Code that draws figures
>>>>>

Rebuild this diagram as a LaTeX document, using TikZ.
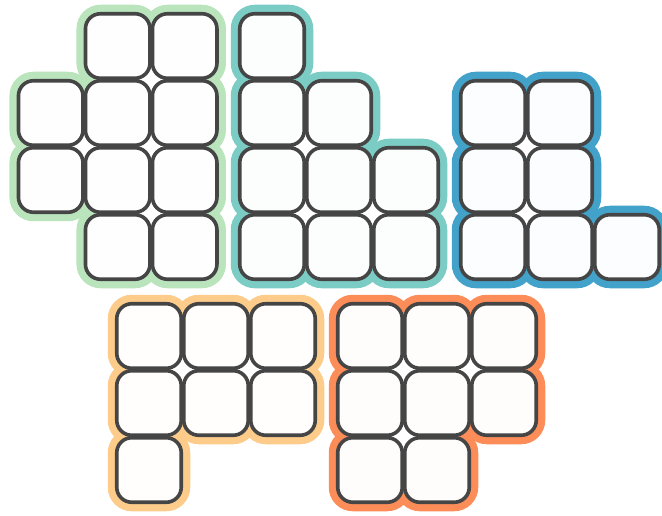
\documentclass[tikz,border=0pt]{standalone}
\definecolor{cGreen}{HTML}{BAE4BC}
\definecolor{cTeal}{HTML}{7BCCC4}
\definecolor{cBlue}{HTML}{43A2CA}
\definecolor{cYellow}{HTML}{FDCC8A}
\definecolor{cOrange}{HTML}{FC8D59}
\definecolor{cDark}{HTML}{454545}
\tikzset{
 halo/.style={shape=rectangle, fill=#1, draw=none, rounded corners=24pt, minimum size=82.5pt, inner sep=0pt, outer sep=0pt},
 cellbox/.style={shape=rectangle, fill=#1!2!white, draw=cDark, line width=3.6pt, rounded corners=15pt, minimum size=64.5pt, inner sep=0pt, outer sep=0pt},
 gapfill/.style={shape=rectangle, fill=white, draw=none, minimum size=24pt, inner sep=0pt}
}
\newcommand{\drawgroup}[6]{%
 \foreach \c/\r in {#5} \node[halo=#1] (#2h\c\r) at ({#3+67*\c},{#4+67*\r}) {};
 \foreach \c/\r in {#6} \node[gapfill] (#2d\c\r) at ({#3+67*\c+33.5},{#4+67*\r+33.5}) {};
 \foreach \c/\r in {#5} \node[cellbox=#1] (#2b\c\r) at ({#3+67*\c},{#4+67*\r}) {};
}
\begin{document}
\begin{tikzpicture}[x=1pt,y=-1pt]
\useasboundingbox (0,0) rectangle (662,516);
\fill[white] (0,0) rectangle (662,516);
\drawgroup{cGreen}{g}{50.7}{46}{1/0,2/0,0/1,1/1,2/1,0/2,1/2,2/2,1/3,2/3}{1/0,0/1,1/1,1/2}
\drawgroup{cTeal}{t}{272}{46}{0/0,0/1,1/1,0/2,1/2,2/2,0/3,1/3,2/3}{0/1,0/2,1/2}
\drawgroup{cBlue}{b}{493}{46}{0/1,1/1,0/2,1/2,0/3,1/3,2/3}{0/1,0/2}
\drawgroup{cYellow}{y}{149}{336}{0/0,1/0,2/0,0/1,1/1,2/1,0/2}{0/0,1/0}
\drawgroup{cOrange}{o}{370}{336}{0/0,1/0,2/0,0/1,1/1,2/1,0/2,1/2}{0/0,1/0,0/1}
\end{tikzpicture}
\end{document}
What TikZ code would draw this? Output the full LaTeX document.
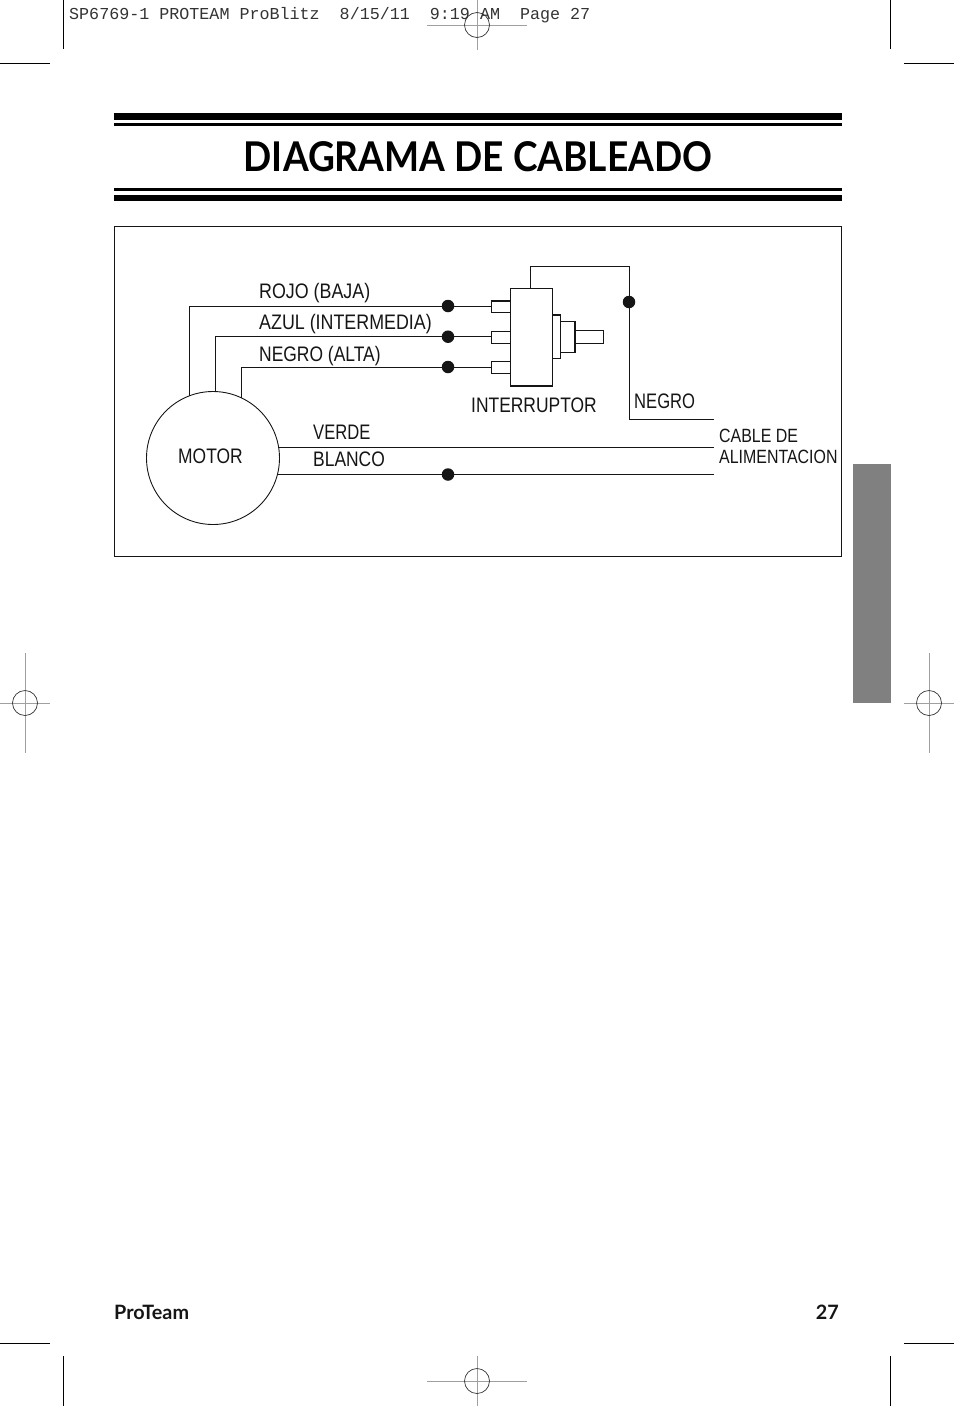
\documentclass[tikz,border=0pt]{standalone}
\usepackage{fontspec}
\setmainfont{Liberation Sans}[FakeStretch=0.83]
\newfontfamily\widelabel{Liberation Sans}[FakeStretch=0.85]
\newfontfamily\narrowlabel{Liberation Sans}[FakeStretch=0.79]
\newfontfamily\titlefont{Lato}[FakeStretch=0.905]
\newfontfamily\footfont{Lato}
\newfontfamily\slugfont{Liberation Mono}
\usetikzlibrary{calc}
\definecolor{tabgray}{HTML}{808080}
\definecolor{markgray}{HTML}{A0A0A0}
\definecolor{inkblack}{HTML}{151515}
\tikzset{
    wire/.style={draw=inkblack, line width=0.9pt},
    part/.style={draw=inkblack, line width=1pt, fill=white},
    junction/.style={circle, fill=inkblack, inner sep=0pt, minimum size=12.5pt},
    wirelabel/.style={anchor=base west, inner sep=0pt, text=inkblack, font=\fontsize{21}{21}\selectfont},
    smalllabel/.style={anchor=base west, inner sep=0pt, text=inkblack, font=\fontsize{19.2}{19.2}\selectfont},
    footlabel/.style={inner sep=0pt, text=inkblack, font=\footfont\bfseries\fontsize{19.8}{19.8}\selectfont},
    cropline/.style={draw=black, line width=0.8pt},
    regline/.style={draw=markgray, line width=1pt},
    regring/.style={draw=black!80, line width=0.7pt}
}
\newcommand{\regmark}[4]{%
    \draw[regline] (#1-#3,#2) -- (#1+#3,#2);
    \draw[regline] (#1,#2-#4) -- (#1,#2+#4);
    \draw[regring] (#1,#2) circle(12.5);
}
\begin{document}
\begin{tikzpicture}[x=1pt,y=-1pt]
    \useasboundingbox (0,0) rectangle (954,1406);

    % Crop marks
    \foreach \xa in {63,890} {
        \draw[cropline] (\xa,0) -- (\xa,49);
        \draw[cropline] (\xa,1356) -- (\xa,1406);
    }
    \foreach \ya in {63,1343} {
        \draw[cropline] (0,\ya) -- (50,\ya);
        \draw[cropline] (904,\ya) -- (954,\ya);
    }

    % Registration marks
    \regmark{477}{25}{50}{25}
    \regmark{477}{1381}{50}{25}
    \regmark{25}{703}{25}{50}
    \regmark{929}{703}{25}{50}

    % Slug line
    \node[anchor=base west, inner sep=0pt, text=black!80, font=\slugfont\fontsize{16.7}{17}\selectfont] (slug) at (69,19)
        {SP6769-1 PROTEAM ProBlitz\ \ 8/15/11\ \ 9:19 AM\ \ Page 27};

    % Title with its rules
    \fill[black] (114,113) rectangle (842,119.5);
    \fill[black] (114,123) rectangle (842,126);
    \node[inner sep=0pt, anchor=base, font=\titlefont\bfseries\fontsize{41}{41}\selectfont] (title) at (478,171) {DIAGRAMA DE CABLEADO};
    \fill[black] (114,188) rectangle (842,190.5);
    \fill[black] (114,195) rectangle (842,201);

    % Side tab
    \fill[tabgray] (853,464) rectangle (891,703);

    % Frame
    \draw[draw=inkblack, line width=0.9pt] (114.5,226.5) rectangle (841.5,556.5);

    % Motor
    \node[circle, draw=inkblack, line width=0.9pt, minimum size=133pt, inner sep=0pt] (motor) at (213,458) {};
    \node[wirelabel] (motorlabel) at (178,463) {MOTOR};

    % Switch terminals, body and shaft
    \node[part, anchor=north west, minimum width=19.5pt, minimum height=11.5pt, inner sep=0pt] (termA) at (490.5,300.7) {};
    \node[part, anchor=north west, minimum width=19.5pt, minimum height=11.5pt, inner sep=0pt] (termB) at (490.5,331) {};
    \node[part, anchor=north west, minimum width=19.5pt, minimum height=11.5pt, inner sep=0pt] (termC) at (490.5,361) {};
    \node[part, anchor=north west, minimum width=42pt, minimum height=96.7pt, inner sep=0pt] (switch) at (510.3,288.3) {};
    \node[part, anchor=north west, minimum width=28.7pt, minimum height=12.2pt, inner sep=0pt] (shaft) at (574,330.3) {};
    \node[part, anchor=north west, minimum width=14.5pt, minimum height=31.3pt, inner sep=0pt] (neck) at (559.5,321) {};
    \node[part, anchor=north west, minimum width=7.2pt, minimum height=43.5pt, inner sep=0pt] (collar) at (552.3,314.5) {};

    % Heavier edges on the switch
    \draw[line width=1.8pt, inkblack] (termA.north west) -- (termA.north east);
    \draw[line width=1.8pt, inkblack] (switch.south west) -- (switch.south east);
    \draw[line width=1.8pt, inkblack] (neck.north east) -- (neck.south east);
    \draw[line width=1.8pt, inkblack] (collar.north west) -- (collar.north east);

    % Junctions
    \node[junction] (dotA) at (448,306) {};
    \node[junction] (dotB) at (448,336.7) {};
    \node[junction] (dotC) at (448,367) {};
    \node[junction] (dotD) at (629,302) {};
    \node[junction] (dotE) at (448,474.5) {};

    % Free ends of the wires
    \coordinate (motorA) at (189.7,396);
    \coordinate (motorB) at (215.5,391.5);
    \coordinate (motorC) at (241,398);
    \coordinate (motorD) at (278,447.5);
    \coordinate (motorE) at (278,474.5);
    \coordinate (lineV) at (714,447.5);
    \coordinate (lineB) at (714,474.5);
    \coordinate (lineN) at (714,419.5);
    \coordinate (switchtop) at (530.5,288.3);
    \coordinate (turn) at (530.5,266.5);

    % Wires
    \draw[wire] (motorA) |- (dotA) -- (termA.west |- dotA);
    \draw[wire] (motorB) |- (dotB) -- (termB.west |- dotB);
    \draw[wire] (motorC) |- (dotC) -- (termC.west |- dotC);
    \draw[wire] (switchtop) -- (turn) -| (dotD) |- (lineN);
    \draw[wire] (motorD) -- (lineV);
    \draw[wire] (motorE) -- (dotE) -- (lineB);

    % Wire labels
    \node[wirelabel] (rojo) at (259,298) {\widelabel ROJO (BAJA)};
    \node[wirelabel] (azul) at (259,329) {\widelabel AZUL (INTERMEDIA)};
    \node[wirelabel] (negroalta) at (259,361) {NEGRO (ALTA)};
    \node[wirelabel] (interruptor) at (471,412) {INTERRUPTOR};
    \node[wirelabel] (negro) at (634,408) {\narrowlabel NEGRO};
    \node[wirelabel] (verde) at (313,439) {\narrowlabel VERDE};
    \node[wirelabel] (blanco) at (313,466) {BLANCO};
    \node[smalllabel] (cable) at (719,442) {CABLE DE};
    \node[smalllabel] (alim) at (719,463) {ALIMENTACION};

    % Footer
    \node[footlabel, anchor=base west] (brand) at (114,1319) {ProTeam};
    \node[footlabel, anchor=base east] (page) at (839,1319) {27};

\end{tikzpicture}
\end{document}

<<<<<

### [AIM]
Where a line holds the string "LaTeX", copy that line.

### [EXERCISE RESPONSE]
Rebuild this diagram as a LaTeX document, using TikZ.
What TikZ code would draw this? Output the full LaTeX document.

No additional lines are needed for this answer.